Simon Petrus

Entrepreneurship / 18 March 2008

Kalangan Sendiri

Simon Petrus

Fifi Official Writer
5561
Pucuk-pucuk pinus dalam temaram pagi, udara dingin dan jalan aspal berkelok menuju Besuki, Nongkojajar, Pasuruan. Sembilan tahun silam dusun ini masih gulita. juga tanpa air bersih. Dari Pasuruan kita harus naik angkot menuju Nongkojajar, lalu berganti di Androsono sebelum naik ke arah dusun Besuki. Dulu, setidaknya tahun 1999, dusun ini masih terisolasi. Hanya ada jalan setapak. Tidak ada listrik dan air bersih. Berada di ladang Simon Petrus (41) angin bertiup semilir. Tanaman sayuran dan apel menghampar sejauh mata memandang. Perlahan, lelaki bertubuh legam itu mengangkat kepala. Peluhnya bercucuran. Sejenak ia berdiri. Simon mengikat erat sarung merah kotak-kotak di pinggangnya.

Merintis Jalan

Androsono yang menjadi pusat desa hanya berjarak 5-7 km dari dusun Besuki. Tetapi karena tidak ada akses jalan ke sana, Besuki menjadi daerah yang terisolasi. Alhasil, sayur-sayuran dan apel, penghasilan utama daerah ini tidak bisa dijual ke kota. Tetapi kesulitan-kesulitan yang ada justru menggugah Simon Petrus. Dia ingin merintis jalan dari Besuki menuju Androsono. "Kalau ada jalan yang bisa dilewati kendaraan, masyarakat bisa menjual hasil pertaniannya ke kota," ujar Simon yang kerap dipanggil Pak Brewok karena membiarkan jambang tumbuh subur di sebagian wajahnya.

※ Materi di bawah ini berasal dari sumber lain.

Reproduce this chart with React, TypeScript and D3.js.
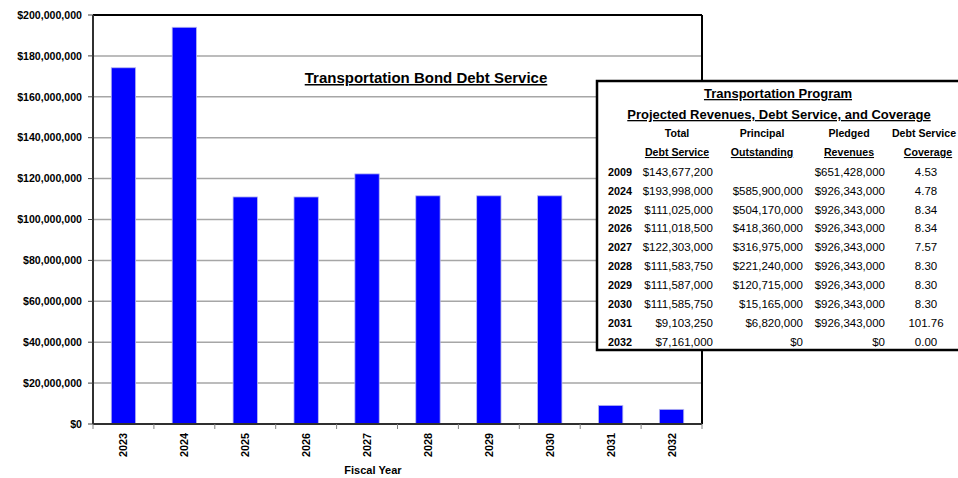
import React from "react";
import * as d3 from "d3";

const years = ["2023", "2024", "2025", "2026", "2027", "2028", "2029", "2030", "2031", "2032"];
const debtService = [174200000, 193998000, 111025000, 111018500, 122303000, 111583750, 111587000, 111585750, 9103250, 7161000];
const yTicks = [0, 20000000, 40000000, 60000000, 80000000, 100000000, 120000000, 140000000, 160000000, 180000000, 200000000];

const tableYears = ["2009", "2024", "2025", "2026", "2027", "2028", "2029", "2030", "2031", "2032"];
const tableTotal = ["$143,677,200", "$193,998,000", "$111,025,000", "$111,018,500", "$122,303,000", "$111,583,750", "$111,587,000", "$111,585,750", "$9,103,250", "$7,161,000"];
const tablePrincipal = ["", "$585,900,000", "$504,170,000", "$418,360,000", "$316,975,000", "$221,240,000", "$120,715,000", "$15,165,000", "$6,820,000", "$0"];
const tablePledged = ["$651,428,000", "$926,343,000", "$926,343,000", "$926,343,000", "$926,343,000", "$926,343,000", "$926,343,000", "$926,343,000", "$926,343,000", "$0"];
const tableCoverage = ["4.53", "4.78", "8.34", "8.34", "7.57", "8.30", "8.30", "8.30", "101.76", "0.00"];

const F = "'Liberation Sans', Arial, sans-serif";

export default function App() {
  const left = 93, right = 702, top = 15, bottom = 424;
  const x = d3.scaleBand().domain(years).range([left, right]).paddingInner(0.6).paddingOuter(0.3);
  const xb = d3.scaleBand().domain(years).range([left, right]);
  const y = d3.scaleLinear().domain([0, 200000000]).range([bottom, top]);
  const fmt = (v: number) => "$" + d3.format(",")(v);

  const rowY = (i: number) => 175.7 + i * 18.9;

  return (
    <svg width={958} height={478} style={{ position: "absolute", left: 0, top: 0 }} fontFamily={F}>
      <rect width={958} height={478} fill="#fff" />
      {/* gridlines */}
      {yTicks.map((t) => (
        <line key={"g" + t} x1={left} x2={right} y1={y(t)} y2={y(t)} stroke="#a6a6a6" strokeWidth={1.5} />
      ))}
      {/* bars */}
      {years.map((yr, i) => (
        <rect key={yr} x={x(yr)} y={y(debtService[i])} width={x.bandwidth()} height={bottom - y(debtService[i])}
          fill="#0000ff" stroke="#b8b8f0" strokeWidth={0.8} />
      ))}
      {/* frame */}
      <line x1={left} x2={right} y1={top} y2={top} stroke="#000" strokeWidth={2} />
      <line x1={right} x2={right} y1={top} y2={bottom} stroke="#000" strokeWidth={2} />
      <line x1={left} x2={left} y1={top} y2={bottom} stroke="#303030" strokeWidth={2} />
      <line x1={left} x2={right} y1={bottom} y2={bottom} stroke="#303030" strokeWidth={2} />
      {/* y ticks */}
      {yTicks.map((t) => (
        <g key={"t" + t}>
          <line x1={left - 5} x2={left} y1={y(t)} y2={y(t)} stroke="#404040" strokeWidth={1} />
          <text x={82} y={y(t)} dy="0.35em" textAnchor="end" fontSize={10.6} fontWeight="bold" fill="#000">{fmt(t)}</text>
        </g>
      ))}
      {/* x ticks */}
      {[...years.map((yr) => xb(yr) as number), right].map((px, i) => (
        <line key={"xt" + i} x1={px} x2={px} y1={bottom} y2={bottom + 5} stroke="#808080" strokeWidth={1} />
      ))}
      {years.map((yr) => {
        const cx = (xb(yr) as number) + xb.bandwidth() / 2;
        return (
          <text key={"xl" + yr} transform={`translate(${cx + 4},${433}) rotate(-90)`} textAnchor="end" fontSize={10.8} fontWeight="bold" fill="#000">{yr}</text>
        );
      })}
      <text x={373} y={474} textAnchor="middle" fontSize={11} fontWeight="bold">Fiscal Year</text>
      {/* chart title */}
      <text x={426} y={83} textAnchor="middle" fontSize={15} fontWeight="bold" textDecoration="underline">Transportation Bond Debt Service</text>

      {/* table */}
      <rect x={597} y={81} width={370} height={269} fill="#fff" stroke="#000" strokeWidth={2.5} />
      <text x={778} y={98} textAnchor="middle" fontSize={13} fontWeight="bold" textDecoration="underline">Transportation Program</text>
      <text x={779} y={119} textAnchor="middle" fontSize={13} fontWeight="bold" textDecoration="underline">Projected Revenues, Debt Service, and Coverage</text>
      <g fontSize={10.6} fontWeight="bold" textAnchor="middle">
        <text x={677} y={137}>Total</text>
        <text x={677} y={156} textDecoration="underline">Debt Service</text>
        <text x={762} y={137}>Principal</text>
        <text x={762} y={156} textDecoration="underline">Outstanding</text>
        <text x={849} y={137}>Pledged</text>
        <text x={849} y={156} textDecoration="underline">Revenues</text>
        <text x={924} y={137}>Debt Service</text>
        <text x={928} y={156} textDecoration="underline">Coverage</text>
      </g>
      {tableYears.map((yr, i) => (
        <g key={"r" + yr} fontSize={11.5}>
          <text x={608} y={rowY(i)} fontWeight="bold" fontSize={10.8}>{yr}</text>
          <text x={713} y={rowY(i)} textAnchor="end">{tableTotal[i]}</text>
          <text x={803} y={rowY(i)} textAnchor="end">{tablePrincipal[i]}</text>
          <text x={885} y={rowY(i)} textAnchor="end">{tablePledged[i]}</text>
          <text x={926} y={rowY(i)} textAnchor="middle">{tableCoverage[i]}</text>
        </g>
      ))}
    </svg>
  );
}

Untuk mewujudkan impiannya, tahun 1990 Simon berutang ke bank sebesar Rp. 45 juta. Uang itu dibelikan tanah seluas 1 hektar. Sisanya untuk merintis jalan. Tidak cukup, beberapa saat berselang Simon kembali mengajukan pinjaman, Rp. 497 juta. Proyek jalan terus berlanjut. Listrik dan air mulai masuk Besuki. Simon bekerja sangat keras. Bangun pukul 05.00, kembali ke rumah pukul 18.30. Di tengah suhu dingin, antara 10-20 °C, Simon merintis jalan beraspal dan setapak. Di tengah rasa penat ia bangun pukul 00.00 hingga pukul 03.00 untuk saat teduh. Praktis Simon hanya tidur 3-4 jam sehari.

Tidak Putus Asa

Namun niat baik tidak selamanya diterima, terutama karena dia seorang Kristen. Ia difitnah dengan isu kristenisasi. Tapi penggemar Riyani Jangkaru-mantan presenter acara Jejak Petualang sebuah stasiun televisi-tidak putus asa. Simon terus mendekati orang-orang yang berseberangan pendapat, menjelaskan maksudnya. Ia bergaul dengan siapa saja, dari pejabat hingga preman kampung. "Orang-orang tidak tahu maksud saya membangun jalan," ujarnya. Begitu masyarakat paham, Simon mendapat dukungan. Salah satunya dari instansi Perhutani. Kini hasilnya tampak. Orang bisa langsung ke Besuki dengan mobil atau motor, melewati jalanan beraspal mulus. Listrik dan air bersih juga telah masuk ke sana. "Masyarakat lebih gampang menjual hasil pertaniannya ke kota," kata Simon.

Kerja Belum Selesai

Simon hidup sederhana saja. Ke mana-mana nyeker. Untuk jarak jauh pengurus GBI Baithany Nongkojajar itu mengandalkan motor tuanya. Padahal jika mau, hasil sekali panen dari kebun sayur dan apelnya bisa memberinya sebuah mobil baru. Simon telah menjadi petani yang sukses. Tetapi bagi Simon kerja belum selesai. Ia kini sedang mengusahakan produk organik sayuran dan apel bermerek Citra Alami. Sebuah peternakan sapi juga sedang ia persiapkan.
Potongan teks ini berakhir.